● Task to carry out
Retype the data exactly, from its first line to the line containing "2, 3, 4, 5, 6]]", including both, and skip any picture.

[begin Dataset content]

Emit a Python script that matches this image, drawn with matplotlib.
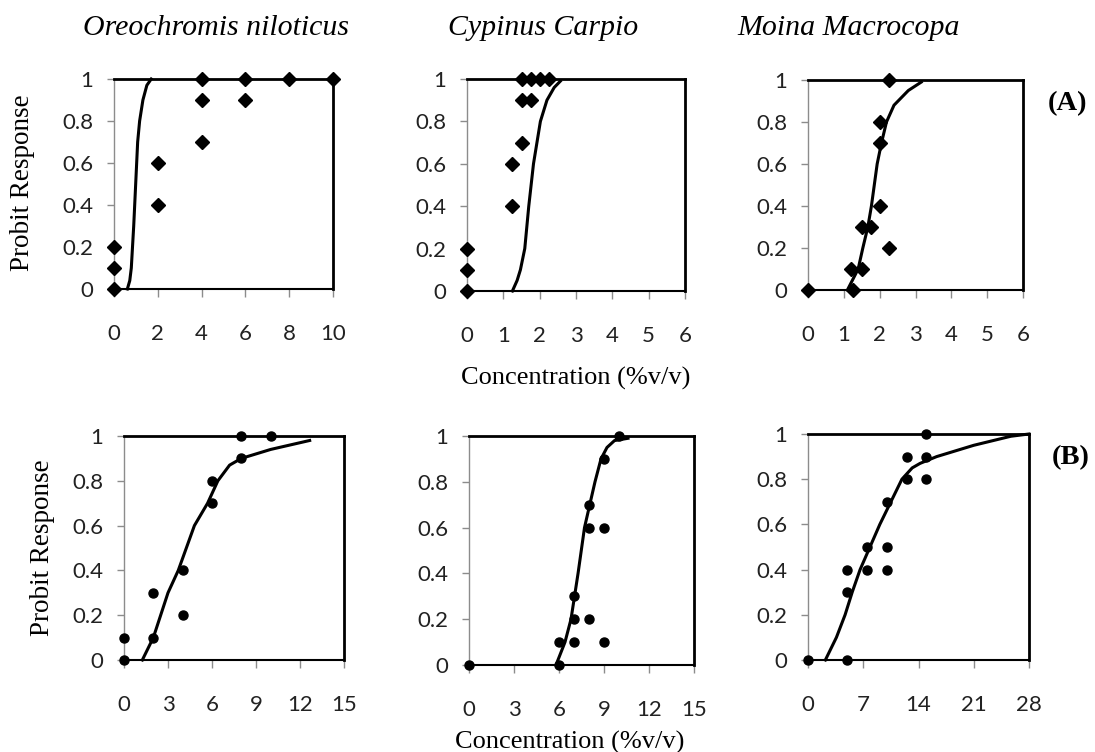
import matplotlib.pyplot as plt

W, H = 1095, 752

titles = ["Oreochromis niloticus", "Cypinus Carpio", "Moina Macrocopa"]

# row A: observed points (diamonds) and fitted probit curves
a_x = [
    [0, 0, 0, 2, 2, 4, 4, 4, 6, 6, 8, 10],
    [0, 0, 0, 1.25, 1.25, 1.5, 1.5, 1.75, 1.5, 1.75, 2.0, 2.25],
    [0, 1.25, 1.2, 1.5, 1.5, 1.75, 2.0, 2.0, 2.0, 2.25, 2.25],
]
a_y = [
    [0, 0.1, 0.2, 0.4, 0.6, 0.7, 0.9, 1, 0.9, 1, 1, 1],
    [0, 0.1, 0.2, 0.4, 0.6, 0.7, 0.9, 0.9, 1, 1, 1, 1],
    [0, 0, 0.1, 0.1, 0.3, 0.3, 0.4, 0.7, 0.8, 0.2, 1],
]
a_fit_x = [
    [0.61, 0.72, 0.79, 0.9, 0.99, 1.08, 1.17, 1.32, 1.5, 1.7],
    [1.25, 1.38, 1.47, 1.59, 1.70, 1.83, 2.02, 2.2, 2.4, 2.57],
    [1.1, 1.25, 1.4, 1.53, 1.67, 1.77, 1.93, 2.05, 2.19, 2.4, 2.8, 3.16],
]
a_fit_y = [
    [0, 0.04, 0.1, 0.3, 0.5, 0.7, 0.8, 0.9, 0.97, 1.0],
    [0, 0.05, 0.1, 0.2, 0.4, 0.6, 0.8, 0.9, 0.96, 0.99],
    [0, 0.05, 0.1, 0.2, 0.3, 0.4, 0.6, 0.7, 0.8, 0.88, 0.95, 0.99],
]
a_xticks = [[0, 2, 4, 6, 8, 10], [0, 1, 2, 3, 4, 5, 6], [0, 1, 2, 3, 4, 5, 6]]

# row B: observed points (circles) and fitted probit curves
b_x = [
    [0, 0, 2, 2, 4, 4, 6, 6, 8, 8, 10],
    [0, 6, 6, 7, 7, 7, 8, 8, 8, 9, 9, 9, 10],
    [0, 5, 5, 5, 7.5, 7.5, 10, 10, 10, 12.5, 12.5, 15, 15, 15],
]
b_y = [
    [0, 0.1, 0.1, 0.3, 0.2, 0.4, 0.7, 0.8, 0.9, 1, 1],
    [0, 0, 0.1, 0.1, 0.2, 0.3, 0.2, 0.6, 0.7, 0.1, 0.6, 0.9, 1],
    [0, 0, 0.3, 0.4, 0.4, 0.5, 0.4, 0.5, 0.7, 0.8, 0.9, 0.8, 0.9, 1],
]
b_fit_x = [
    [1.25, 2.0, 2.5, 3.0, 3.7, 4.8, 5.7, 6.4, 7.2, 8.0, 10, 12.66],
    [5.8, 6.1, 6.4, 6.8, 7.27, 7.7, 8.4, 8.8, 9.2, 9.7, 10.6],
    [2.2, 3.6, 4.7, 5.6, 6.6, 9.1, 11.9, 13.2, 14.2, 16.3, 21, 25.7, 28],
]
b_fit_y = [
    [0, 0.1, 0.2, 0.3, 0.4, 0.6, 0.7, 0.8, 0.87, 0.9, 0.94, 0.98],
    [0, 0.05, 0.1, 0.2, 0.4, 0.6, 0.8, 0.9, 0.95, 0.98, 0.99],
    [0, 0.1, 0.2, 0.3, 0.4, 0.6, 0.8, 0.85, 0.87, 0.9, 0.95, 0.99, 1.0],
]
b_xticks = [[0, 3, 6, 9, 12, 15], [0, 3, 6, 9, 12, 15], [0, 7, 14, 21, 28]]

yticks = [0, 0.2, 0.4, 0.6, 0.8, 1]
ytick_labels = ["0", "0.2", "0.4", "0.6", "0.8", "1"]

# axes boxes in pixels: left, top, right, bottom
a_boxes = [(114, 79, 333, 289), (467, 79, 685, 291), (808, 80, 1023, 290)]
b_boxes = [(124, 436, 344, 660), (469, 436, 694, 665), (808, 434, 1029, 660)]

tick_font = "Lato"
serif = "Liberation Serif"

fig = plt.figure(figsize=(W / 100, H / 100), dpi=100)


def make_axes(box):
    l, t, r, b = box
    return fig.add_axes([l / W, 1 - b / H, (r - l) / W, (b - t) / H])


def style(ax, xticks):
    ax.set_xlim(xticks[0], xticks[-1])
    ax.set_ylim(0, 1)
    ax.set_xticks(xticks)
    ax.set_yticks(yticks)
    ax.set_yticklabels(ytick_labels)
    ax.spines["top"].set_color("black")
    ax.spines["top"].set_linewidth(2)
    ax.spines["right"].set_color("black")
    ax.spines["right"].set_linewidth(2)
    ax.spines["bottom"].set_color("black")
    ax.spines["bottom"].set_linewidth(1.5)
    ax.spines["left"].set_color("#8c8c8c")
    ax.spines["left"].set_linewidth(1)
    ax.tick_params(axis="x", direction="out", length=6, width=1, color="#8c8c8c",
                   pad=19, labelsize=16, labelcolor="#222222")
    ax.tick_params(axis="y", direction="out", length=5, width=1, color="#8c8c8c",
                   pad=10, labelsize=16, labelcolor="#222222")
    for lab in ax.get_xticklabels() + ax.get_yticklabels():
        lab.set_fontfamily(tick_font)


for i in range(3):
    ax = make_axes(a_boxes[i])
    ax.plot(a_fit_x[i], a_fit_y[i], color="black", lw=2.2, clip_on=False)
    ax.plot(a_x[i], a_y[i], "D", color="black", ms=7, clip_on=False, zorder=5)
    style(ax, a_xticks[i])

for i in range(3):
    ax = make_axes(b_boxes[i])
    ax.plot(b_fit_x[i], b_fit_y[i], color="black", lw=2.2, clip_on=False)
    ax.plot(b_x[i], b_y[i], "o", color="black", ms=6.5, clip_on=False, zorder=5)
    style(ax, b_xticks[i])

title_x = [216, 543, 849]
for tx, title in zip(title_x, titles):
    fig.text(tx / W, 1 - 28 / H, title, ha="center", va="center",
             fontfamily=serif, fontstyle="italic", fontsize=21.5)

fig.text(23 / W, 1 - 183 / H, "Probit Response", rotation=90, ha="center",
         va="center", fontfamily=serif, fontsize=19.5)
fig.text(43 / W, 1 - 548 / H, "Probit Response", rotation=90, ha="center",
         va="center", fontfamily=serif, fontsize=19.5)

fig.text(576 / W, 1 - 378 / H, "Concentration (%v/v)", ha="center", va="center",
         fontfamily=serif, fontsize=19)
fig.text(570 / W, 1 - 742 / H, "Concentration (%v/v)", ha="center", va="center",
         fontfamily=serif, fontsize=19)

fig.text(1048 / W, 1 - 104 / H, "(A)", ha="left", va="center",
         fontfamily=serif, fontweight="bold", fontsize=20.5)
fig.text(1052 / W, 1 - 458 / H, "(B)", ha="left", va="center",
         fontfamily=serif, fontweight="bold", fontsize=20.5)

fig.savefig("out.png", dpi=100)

[end Dataset content]

● Complete response
Emit a Python script that matches this image, drawn with matplotlib.
import matplotlib.pyplot as plt

W, H = 1095, 752

titles = ["Oreochromis niloticus", "Cypinus Carpio", "Moina Macrocopa"]

# row A: observed points (diamonds) and fitted probit curves
a_x = [
    [0, 0, 0, 2, 2, 4, 4, 4, 6, 6, 8, 10],
    [0, 0, 0, 1.25, 1.25, 1.5, 1.5, 1.75, 1.5, 1.75, 2.0, 2.25],
    [0, 1.25, 1.2, 1.5, 1.5, 1.75, 2.0, 2.0, 2.0, 2.25, 2.25],
]
a_y = [
    [0, 0.1, 0.2, 0.4, 0.6, 0.7, 0.9, 1, 0.9, 1, 1, 1],
    [0, 0.1, 0.2, 0.4, 0.6, 0.7, 0.9, 0.9, 1, 1, 1, 1],
    [0, 0, 0.1, 0.1, 0.3, 0.3, 0.4, 0.7, 0.8, 0.2, 1],
]
a_fit_x = [
    [0.61, 0.72, 0.79, 0.9, 0.99, 1.08, 1.17, 1.32, 1.5, 1.7],
    [1.25, 1.38, 1.47, 1.59, 1.70, 1.83, 2.02, 2.2, 2.4, 2.57],
    [1.1, 1.25, 1.4, 1.53, 1.67, 1.77, 1.93, 2.05, 2.19, 2.4, 2.8, 3.16],
]
a_fit_y = [
    [0, 0.04, 0.1, 0.3, 0.5, 0.7, 0.8, 0.9, 0.97, 1.0],
    [0, 0.05, 0.1, 0.2, 0.4, 0.6, 0.8, 0.9, 0.96, 0.99],
    [0, 0.05, 0.1, 0.2, 0.3, 0.4, 0.6, 0.7, 0.8, 0.88, 0.95, 0.99],
]
a_xticks = [[0, 2, 4, 6, 8, 10], [0, 1, 2, 3, 4, 5, 6], [0, 1, 2, 3, 4, 5, 6]]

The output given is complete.